Is $(2,5)$ the only solution?

Find all pairs $(m,n)\in{\mathbb{N^2}}$ such that

$$(m^2-1)^3-n^2=2$$

Is $(2,5)$ the only solution?

• How did you obtain (2,5)? Why does this not give rise to any other solution? What else have you tried, to obtain an alternative solution(s)? – Nij Jul 1 '16 at 23:16
• First, you could find all cubes that are 2 greater than perfect squares. Then see if the root of the cubes can be written as $m^2-1$. – scott Jul 1 '16 at 23:18
• Easy congruence data: $m$ must be even (in fact, it must be $\equiv 2\bmod 4$) and $n$ odd. – Steven Stadnicki Jul 1 '16 at 23:25
• @Nij Obviously, $(m^2-1)$ and $n$ are of the same parity (since their powers will have the same parity as they do and the difference of those powers is even). If they're both even, then $m^2-1$ is a multiple of 8 (because squares of odd numbers are congruent to 1 mod 8) and thus so is its cube, and $n^2$ is obviously a multiple of 4, so their difference can't be 2. – Steven Stadnicki Jul 2 '16 at 0:03
• @Nij From there, we know (again) that $n^2\equiv 1\bmod 8$ (because $n$ is odd) and so $(m^2-1)^3\equiv 3\bmod 8$, so $m^2-1\equiv 3\bmod 8$ and $m^2\equiv 4\bmod 8$. But if $m$ were a multiple of 4, its square would be a multiple of 16 and thus $\equiv 0\bmod 8$, so $m\equiv 2\bmod 4$. – Steven Stadnicki Jul 2 '16 at 0:05

Fermat claimed to have proved there is only one positive integer solution $x^3-y^2=2$, $(x,y)=(3,5)$. It is unknown if he actually had a proof.

The most common proof uses that $\mathbb Z[\sqrt{-2}]$ is a unique factorization domain.

That pretty much solves your question, setting $x=m^2-1,y=n$.

There might be an easier way to prove your subset has only one solution.

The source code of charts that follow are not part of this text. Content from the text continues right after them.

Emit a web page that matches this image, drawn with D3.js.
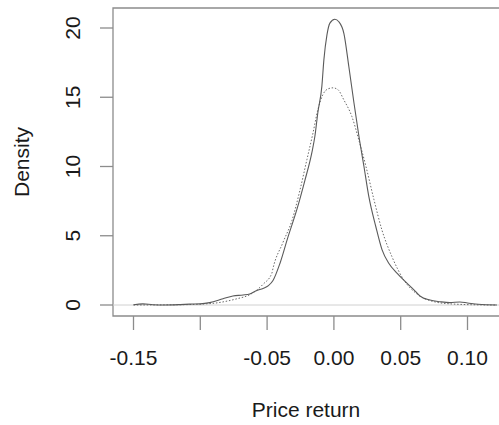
<!DOCTYPE html>
<html>
<head>
<meta charset="utf-8">
<script src="https://cdn.jsdelivr.net/npm/d3@7"></script>
<style>
	body { margin: 0; background: #fff; }
	text { font-family: "Liberation Sans", Arial, sans-serif; fill: #1a1a1a; }
</style>
</head>
<body>
<script>
// empirical density of price returns (solid)
var empX = [-0.150, -0.143, -0.1355, -0.1265, -0.115, -0.108, -0.100, -0.093, -0.083, -0.0756, -0.068, -0.063, -0.0576, -0.053, -0.049, -0.0457, -0.0404, -0.0344, -0.0277, -0.0217, -0.0165, -0.0142, -0.012, -0.009, -0.0075, -0.0052, -0.003, 0.0007, 0.0037, 0.0075, 0.0112, 0.015, 0.0187, 0.0225, 0.0262, 0.0314, 0.036, 0.0412, 0.0472, 0.0539, 0.0599, 0.0644, 0.0719, 0.0793, 0.0868, 0.0943, 0.100, 0.108, 0.122];
var empY = [0.02, 0.08, 0.02, 0.0, 0.03, 0.06, 0.08, 0.17, 0.45, 0.65, 0.72, 0.8, 1.05, 1.2, 1.4, 1.75, 3.0, 4.9, 6.9, 9.0, 11.0, 12.2, 13.9, 15.8, 17.7, 19.5, 20.35, 20.63, 20.45, 19.6, 17.2, 14.6, 12.2, 10.0, 7.8, 5.65, 4.0, 3.0, 2.3, 1.65, 1.1, 0.65, 0.36, 0.24, 0.17, 0.22, 0.15, 0.05, 0.0];

// normal reference density (dotted)
var normX = [-0.150, -0.115, -0.0906, -0.0816, -0.0726, -0.0629, -0.053, -0.0464, -0.0457, -0.0382, -0.0314, -0.0254, -0.0202, -0.0157, -0.012, -0.0082, -0.0045, -0.0007, 0.003, 0.0075, 0.0135, 0.0187, 0.024, 0.030, 0.036, 0.0434, 0.0524, 0.0621, 0.0749, 0.0891, 0.109, 0.122];
var normY = [0.0, 0.02, 0.12, 0.25, 0.45, 0.75, 1.5, 2.3, 2.6, 4.5, 6.1, 8.3, 10.5, 12.4, 14.1, 15.2, 15.6, 15.68, 15.55, 14.8, 13.6, 11.9, 10.0, 7.6, 5.4, 3.5, 1.8, 0.8, 0.24, 0.07, 0.01, 0.0];

var xTicks = [-0.15, -0.10, -0.05, 0.00, 0.05, 0.10];
var xTickLabels = ["-0.15", "", "-0.05", "0.00", "0.05", "0.10"];
var yTicks = [0, 5, 10, 15, 20];

var W = 499, H = 425;
var box = {left: 113, top: 8, right: 498, bottom: 316};

var svg = d3.select("body").append("svg")
	.attr("width", W)
	.attr("height", H);

// x: 0.05 -> ~66.8px, 0 at 334
var x = d3.scaleLinear()
	.domain([-0.15, 0.10])
	.range([133.5, 467.5]);
var y = d3.scaleLinear()
	.domain([0, 20])
	.range([305, 28]);

var axisCol = "#8c8c8c";

// frame (right side falls off the picture)
svg.append("path")
	.attr("d", "M" + W + "," + box.top + "H" + box.left + "V" + box.bottom + "H" + W)
	.attr("fill", "none")
	.attr("stroke", axisCol)
	.attr("stroke-width", 1.3);

// horizontal line at 0
svg.append("line")
	.attr("x1", box.left).attr("x2", W)
	.attr("y1", y(0)).attr("y2", y(0))
	.attr("stroke", "#d0d0d0")
	.attr("stroke-width", 1);

// y axis
var gy = svg.append("g");
gy.selectAll("line").data(yTicks).enter().append("line")
	.attr("x1", 100).attr("x2", box.left)
	.attr("y1", function(d){ return y(d); })
	.attr("y2", function(d){ return y(d); })
	.attr("stroke", axisCol).attr("stroke-width", 1.3);
gy.selectAll("text").data(yTicks).enter().append("text")
	.attr("transform", function(d){ return "translate(80," + y(d) + ")rotate(-90)"; })
	.attr("text-anchor", "middle")
	.style("font-size", "21px")
	.text(function(d){ return d; });

// x axis
var gx = svg.append("g");
gx.selectAll("line").data(xTicks).enter().append("line")
	.attr("x1", function(d){ return x(d); })
	.attr("x2", function(d){ return x(d); })
	.attr("y1", box.bottom).attr("y2", 330)
	.attr("stroke", axisCol).attr("stroke-width", 1.3);
gx.selectAll("text").data(xTicks).enter().append("text")
	.attr("x", function(d){ return x(d); })
	.attr("y", 365)
	.attr("text-anchor", "middle")
	.style("font-size", "21px")
	.text(function(d, i){ return xTickLabels[i]; });

// axis titles
svg.append("text")
	.attr("transform", "translate(29," + ((box.top + box.bottom) / 2) + ")rotate(-90)")
	.attr("text-anchor", "middle")
	.style("font-size", "21px")
	.text("Density");
svg.append("text")
	.attr("x", 306)
	.attr("y", 417)
	.attr("text-anchor", "middle")
	.style("font-size", "21px")
	.text("Price return");

var line = d3.line()
	.curve(d3.curveMonotoneX)
	.x(function(d){ return x(d[0]); })
	.y(function(d){ return y(d[1]); });

svg.append("path")
	.datum(d3.zip(normX, normY))
	.attr("d", line)
	.attr("fill", "none")
	.attr("stroke", "#6a6a6a")
	.attr("stroke-width", 1)
	.attr("stroke-dasharray", "1.5,1.8");

svg.append("path")
	.datum(d3.zip(empX, empY))
	.attr("d", line)
	.attr("fill", "none")
	.attr("stroke", "#5a5a5a")
	.attr("stroke-width", 1.1);
</script>
</body>
</html>
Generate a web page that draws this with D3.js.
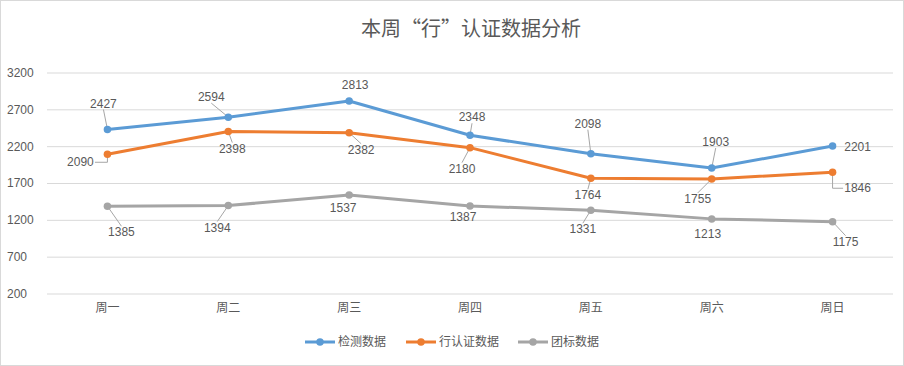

You could start by writing it as $$m^6-n^2=3(m^4-m^2+1)$$ or $$(m^2+1)(m^3-n)(m^3+n)=3(m^6+1)$$

Not sure where to go from there.

Maybe this helps

$(m^2-1)^3-n^2 =2\iff (m^2-1)^3-27=n^2-25$

$\iff (m^2-4)( (m^4-2m^2+1)+3(m^2-1)+9)=(n-5)(n+5)$

$\iff(m+2)(m-2)(m^4+m^2+7)=(n-5)(n+5)$